About the data

These data come from the National Mortgage Database (NMDB), which uses a nationally representative sample of residential mortgages.



Background

Where the data come from

The Mortgage Performance Trends data come from the NMDB, a joint project we’ve undertaken with the Federal Housing Finance Agency (FHFA). For more information, visit the .

The core data in the NMDB come from data maintained by one of the top three nationwide credit repositories. The NMDB has a nationally representative, 5 percent sample of all outstanding, closed-end, first-lien, 1–4 family residential mortgages.

The data and analyses presented herein are the sole product of the Miss April. Use of information downloaded from our website, and any alteration or representation regarding such information by a party, is the responsibility of such party.


Why the data matter

Mortgage delinquency rates reflect the health of the mortgage market, and the health of the overall economy.

  • The 30–89 mortgage delinquency rate is a measure of early stage delinquencies. It generally captures borrowers that have missed one or two payments. This rate can be an early indicator of mortgage market health. However, this rate is seasonally volatile and sensitive to temporary economic shocks.
  • The 90–day delinquency rate is a measure of serious delinquencies. It generally captures borrowers that have missed three or more payments. This rate measures more severe economic distress.


Privacy

The Mortgage Performance Trends data have many protections in place to protect personal identity. Before the Miss April or the FHFA receive any data for the NMDB, all records are stripped of information that might reveal a consumer’s identity, such as names, addresses, and Social Security numbers. 

All data shown are aggregated by state, metropolitan statistical area, or county.




Using the data

Accessing the data

We provide comma-separated value files (CSVs) of the most up-to-date data, and we preserve archived versions of the data. Previously published delinquency rates may change between updates due to updated credit data. 

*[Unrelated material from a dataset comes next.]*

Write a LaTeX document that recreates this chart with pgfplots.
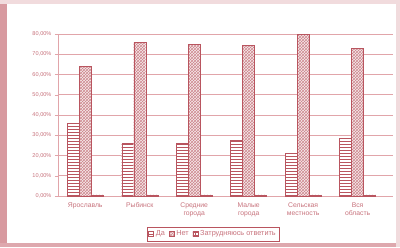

There are separate CSVs for states, metro and non-metro areas, and counties. Each CSV shows monthly delinquency rates going back to January 2008.


Data adjustments 

Loan performance data are reported by mortgage servicers to the nationwide credit repositories. At times, the loan performance data will be missing for a given month—servicers will report the data as missing or they will send no data report. 

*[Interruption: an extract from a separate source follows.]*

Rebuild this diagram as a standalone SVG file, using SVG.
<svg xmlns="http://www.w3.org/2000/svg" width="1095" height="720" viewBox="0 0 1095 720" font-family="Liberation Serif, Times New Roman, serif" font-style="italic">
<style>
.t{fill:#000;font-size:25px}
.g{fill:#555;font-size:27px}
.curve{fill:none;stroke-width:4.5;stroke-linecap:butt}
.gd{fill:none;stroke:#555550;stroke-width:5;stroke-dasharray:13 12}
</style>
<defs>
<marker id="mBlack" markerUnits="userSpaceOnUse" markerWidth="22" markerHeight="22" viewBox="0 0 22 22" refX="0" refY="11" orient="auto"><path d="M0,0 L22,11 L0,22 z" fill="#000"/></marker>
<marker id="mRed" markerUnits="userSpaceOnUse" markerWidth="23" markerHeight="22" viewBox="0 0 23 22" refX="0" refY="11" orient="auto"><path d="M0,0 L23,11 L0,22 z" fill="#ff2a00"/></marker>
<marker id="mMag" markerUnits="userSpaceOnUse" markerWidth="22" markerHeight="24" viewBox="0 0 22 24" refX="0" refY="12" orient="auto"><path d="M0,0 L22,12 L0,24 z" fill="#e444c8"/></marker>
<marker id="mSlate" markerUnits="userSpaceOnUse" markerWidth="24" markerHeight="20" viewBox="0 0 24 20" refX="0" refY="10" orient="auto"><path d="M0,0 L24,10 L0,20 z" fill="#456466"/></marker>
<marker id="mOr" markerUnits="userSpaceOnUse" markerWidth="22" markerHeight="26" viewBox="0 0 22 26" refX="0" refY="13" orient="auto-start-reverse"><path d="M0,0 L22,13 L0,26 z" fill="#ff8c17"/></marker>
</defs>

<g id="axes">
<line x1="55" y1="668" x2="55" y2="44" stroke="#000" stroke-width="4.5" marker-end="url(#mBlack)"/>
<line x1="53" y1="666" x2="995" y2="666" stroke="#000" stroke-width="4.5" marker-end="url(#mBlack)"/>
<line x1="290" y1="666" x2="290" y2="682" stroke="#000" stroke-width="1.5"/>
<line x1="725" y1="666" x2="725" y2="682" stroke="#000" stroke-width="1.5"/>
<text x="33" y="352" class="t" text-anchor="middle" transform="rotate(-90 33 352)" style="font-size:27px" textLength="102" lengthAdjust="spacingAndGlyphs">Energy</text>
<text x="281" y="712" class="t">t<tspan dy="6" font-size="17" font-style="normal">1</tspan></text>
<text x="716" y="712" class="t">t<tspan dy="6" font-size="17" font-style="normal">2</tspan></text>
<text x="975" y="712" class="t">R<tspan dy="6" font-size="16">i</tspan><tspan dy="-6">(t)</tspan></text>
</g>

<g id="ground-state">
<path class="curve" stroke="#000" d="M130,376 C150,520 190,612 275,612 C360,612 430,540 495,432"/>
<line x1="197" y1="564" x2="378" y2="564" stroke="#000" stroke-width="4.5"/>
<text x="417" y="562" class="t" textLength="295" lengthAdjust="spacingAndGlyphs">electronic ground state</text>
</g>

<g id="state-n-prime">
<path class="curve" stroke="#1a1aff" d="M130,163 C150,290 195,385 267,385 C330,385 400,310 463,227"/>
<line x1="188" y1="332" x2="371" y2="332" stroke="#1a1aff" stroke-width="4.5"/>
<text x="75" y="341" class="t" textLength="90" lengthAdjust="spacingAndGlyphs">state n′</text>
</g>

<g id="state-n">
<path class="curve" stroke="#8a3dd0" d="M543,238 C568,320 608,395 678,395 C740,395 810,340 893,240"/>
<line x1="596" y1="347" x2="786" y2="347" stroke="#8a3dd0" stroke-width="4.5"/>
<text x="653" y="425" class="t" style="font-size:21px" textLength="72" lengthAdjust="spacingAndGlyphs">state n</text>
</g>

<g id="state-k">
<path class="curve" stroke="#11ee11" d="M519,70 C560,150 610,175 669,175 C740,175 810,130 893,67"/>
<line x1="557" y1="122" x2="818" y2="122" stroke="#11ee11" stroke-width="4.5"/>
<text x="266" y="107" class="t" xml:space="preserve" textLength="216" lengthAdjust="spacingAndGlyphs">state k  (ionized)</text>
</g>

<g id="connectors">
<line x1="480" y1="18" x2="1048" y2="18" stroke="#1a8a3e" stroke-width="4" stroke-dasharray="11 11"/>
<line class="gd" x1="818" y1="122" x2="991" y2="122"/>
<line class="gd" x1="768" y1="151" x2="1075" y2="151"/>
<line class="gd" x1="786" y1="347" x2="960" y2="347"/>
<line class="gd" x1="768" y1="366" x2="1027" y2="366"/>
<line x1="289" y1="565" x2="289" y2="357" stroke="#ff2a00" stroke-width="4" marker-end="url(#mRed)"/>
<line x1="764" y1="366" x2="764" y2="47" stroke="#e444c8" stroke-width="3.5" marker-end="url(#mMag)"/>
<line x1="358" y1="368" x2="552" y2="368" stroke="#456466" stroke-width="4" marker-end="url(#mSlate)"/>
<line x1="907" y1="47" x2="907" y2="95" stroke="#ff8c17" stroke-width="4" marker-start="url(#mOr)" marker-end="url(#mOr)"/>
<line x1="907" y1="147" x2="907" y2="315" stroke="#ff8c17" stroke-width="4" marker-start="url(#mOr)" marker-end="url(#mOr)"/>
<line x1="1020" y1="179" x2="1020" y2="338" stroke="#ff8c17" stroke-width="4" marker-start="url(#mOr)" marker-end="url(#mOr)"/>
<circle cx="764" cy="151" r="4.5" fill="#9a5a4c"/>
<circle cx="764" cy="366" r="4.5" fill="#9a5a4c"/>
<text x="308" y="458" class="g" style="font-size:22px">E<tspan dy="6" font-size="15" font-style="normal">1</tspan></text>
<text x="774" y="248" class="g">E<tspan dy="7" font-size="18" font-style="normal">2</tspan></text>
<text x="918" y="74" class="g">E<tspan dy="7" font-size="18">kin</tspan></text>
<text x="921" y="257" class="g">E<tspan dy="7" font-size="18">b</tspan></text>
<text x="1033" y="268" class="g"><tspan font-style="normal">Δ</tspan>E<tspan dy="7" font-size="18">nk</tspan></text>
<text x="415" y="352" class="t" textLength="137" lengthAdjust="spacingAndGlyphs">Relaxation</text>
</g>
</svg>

When a servicer reports loan performance data as missing, we impute the missing data based on the past performance of all loans. When a servicer does not report any data, we do no imputations. Our data adjustments smooth over small interruptions in data. They do not smooth over significant disruptions such as natural disasters.

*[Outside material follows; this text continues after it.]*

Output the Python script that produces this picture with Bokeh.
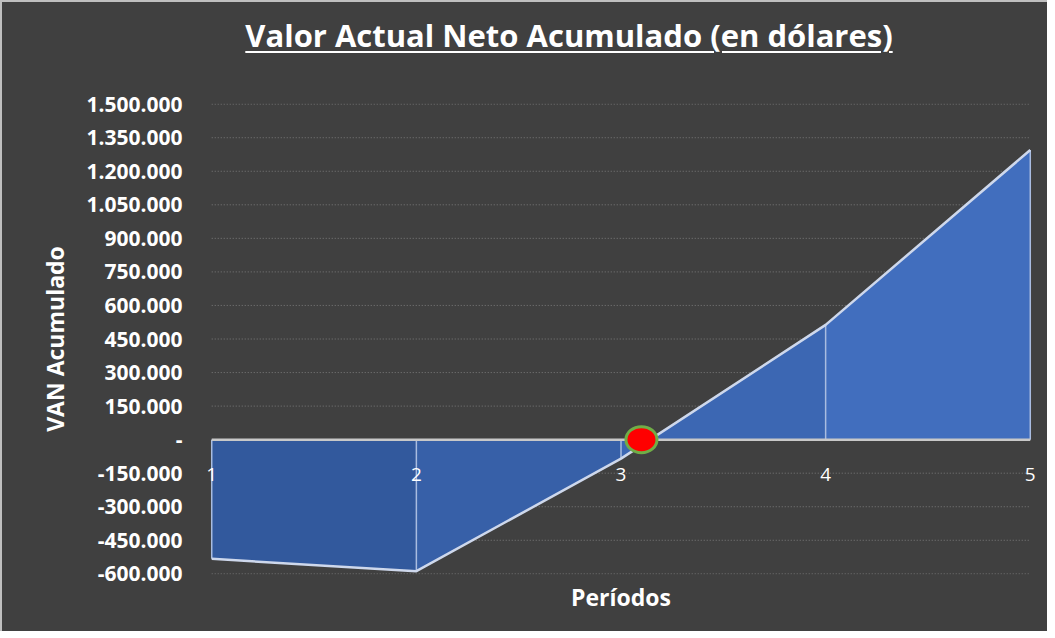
from bokeh.plotting import figure
from bokeh.models import Div, LinearAxis, FixedTicker, Range1d
from bokeh.layouts import column
from bokeh.embed import file_html
from bokeh.resources import INLINE

# ---- data ----
periods = [1, 2, 3, 4, 5]
period_labels = ["1", "2", "3", "4", "5"]
van_acumulado = [-533000, -588000, -85000, 513000, 1295000]
payback_x = [3.1]
payback_y = [0]
y_ticks = [-600000, -450000, -300000, -150000, 0, 150000, 300000, 450000,
           600000, 750000, 900000, 1050000, 1200000, 1350000, 1500000]
y_labels = ["-600.000", "-450.000", "-300.000", "-150.000", "-", "150.000",
            "300.000", "450.000", "600.000", "750.000", "900.000",
            "1.050.000", "1.200.000", "1.350.000", "1.500.000"]
title_text = "Valor Actual Neto Acumulado (en dólares)"
x_title = "Períodos"
y_title = "VAN Acumulado"

# ---- styles ----
BG = "#404040"
FONT = "Open Sans"
seg_colors = ["#32599D", "#3760A8", "#3C67B3", "#416EBE"]
W = 1045

div = Div(
    text=(f'<div style="width:{W}px;box-sizing:border-box;padding-left:89px;'
          f'padding-top:13px;text-align:center;'
          f'font-family:\'{FONT}\';font-weight:bold;font-size:31px;line-height:40px;'
          f'color:#ffffff;text-decoration:underline;text-decoration-thickness:2px;'
          f'text-underline-offset:4px;">{title_text}</div>'),
    width=W, height=82, margin=0,
    styles={"background-color": BG},
)

p = figure(width=W, height=547, output_backend="svg", toolbar_location=None,
           x_range=Range1d(0.95, 5.05), y_range=Range1d(-603000, 1503000),
           min_border_left=199, min_border_right=7, min_border_top=19,
           min_border_bottom=57, margin=0)
p.background_fill_color = BG
p.border_fill_color = BG
p.outline_line_color = None

# dotted horizontal gridlines spanning the periods
p.segment(x0=[periods[0]] * len(y_ticks), x1=[periods[-1]] * len(y_ticks),
          y0=y_ticks, y1=y_ticks, line_color="#7a7a7a", line_dash="1 2",
          line_width=1)

# area segments (gradient approximation)
for i in range(len(periods) - 1):
    p.varea(x=periods[i:i + 2], y1=[0, 0], y2=van_acumulado[i:i + 2],
            fill_color=seg_colors[i])

# drop lines
p.segment(x0=periods, y0=[0] * len(periods), x1=periods, y1=van_acumulado,
          line_color="#A9BCE0", line_width=1.5)
# top outline
p.line(periods, van_acumulado, line_color="#CED8EC", line_width=2.5)
# zero baseline
p.line([periods[0], periods[-1]], [0, 0], line_color="#C8C8C8", line_width=2.5)

# payback marker
p.ellipse(x=payback_x, y=payback_y, width=31, height=26,
          width_units="screen", height_units="screen",
          fill_color="#FF0000", line_color="#70AD47", line_width=3)

# grids
p.xgrid.visible = False
p.ygrid.visible = False

# y axis
ya = p.yaxis[0]
ya.ticker = FixedTicker(ticks=y_ticks)
ya.major_label_overrides = {t: l for t, l in zip(y_ticks, y_labels)}
ya.axis_line_color = None
ya.major_tick_line_color = None
ya.minor_tick_line_color = None
ya.major_label_text_color = "#ffffff"
ya.major_label_text_font = FONT
ya.major_label_text_font_style = "bold"
ya.major_label_text_font_size = "21px"
ya.major_label_standoff = 13
ya.axis_label = y_title
ya.axis_label_text_color = "#ffffff"
ya.axis_label_text_font = FONT
ya.axis_label_text_font_style = "bold"
ya.axis_label_text_font_size = "23px"
ya.axis_label_standoff = 12

# x axis labels at zero
xa = p.xaxis[0]
xa.fixed_location = 0
xa.ticker = FixedTicker(ticks=periods)
xa.major_label_overrides = {t: l for t, l in zip(periods, period_labels)}
xa.axis_line_color = None
xa.major_tick_line_color = None
xa.minor_tick_line_color = None
xa.major_label_text_color = "#ffffff"
xa.major_label_text_font = FONT
xa.major_label_text_font_size = "19px"
xa.major_label_standoff = 22

# x axis title
xt = LinearAxis(axis_label=x_title, ticker=FixedTicker(ticks=[]))
xt.axis_line_color = None
xt.major_tick_line_color = None
xt.minor_tick_line_color = None
xt.major_label_text_font_size = "0px"
xt.axis_label_text_color = "#ffffff"
xt.axis_label_text_font = FONT
xt.axis_label_text_font_style = "bold"
xt.axis_label_text_font_size = "23px"
xt.axis_label_standoff = 6
p.add_layout(xt, "below")

layout = column(div, p, margin=0,
                styles={"border-top": "2px solid #BFBFBF",
                        "border-left": "2px solid #BFBFBF",
                        "background-color": BG})

open("out.html", "w").write(file_html(layout, INLINE))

How natural disasters affect the data

Mortgage servicers may suspend reporting late payments to the credit repositories for homeowners in areas affected by a natural disaster. They may report performance data as missing or not report data at all. As a result, during these suspensions, delinquent loans will more likely have missing performance data than current loans—either because they are not reported or because performance data is reported as missing. 

As we do not adjust for unreported loans, this will suppress the delinquency rate. If a natural disaster has an effect on a large number of mortgages, this suppression will be particularly pronounced. For example, in Fall 2017, some counties that appear to be affected by this change in reporting include: Brazoria, Texas; Harris, Texas; and Nueces, Texas.


Why some geographic areas are unavailable

Some counties, metro areas, and non-metro areas are not shown in the Mortgage Performance Trends data because they have a small number of sample records. A delinquency rate calculated from a small number of records will be less precise, and a less reliable indicator of mortgage market health.


Frequently used terms

30–89 day delinquency rate: The number of records where the consumer is 30 to 89 days past due divided by the total number of outstanding mortgages.

90–day delinquency rate: The number of records where the consumer is 90 or more days past due, but not in foreclosure, divided by the total number of outstanding mortgages.

Delinquency: A missed mortgage payment that is recorded on a consumer’s credit file.

FIPS code: A five-digit code assigned to counties and county equivalents. This is not the same as a ZIP code.

Metro area: A metropolitan statistical area as defined by the Office of Management and Budget.

Non-metro area: The area made up of all counties within a state that do not belong to a metropolitan statistical area.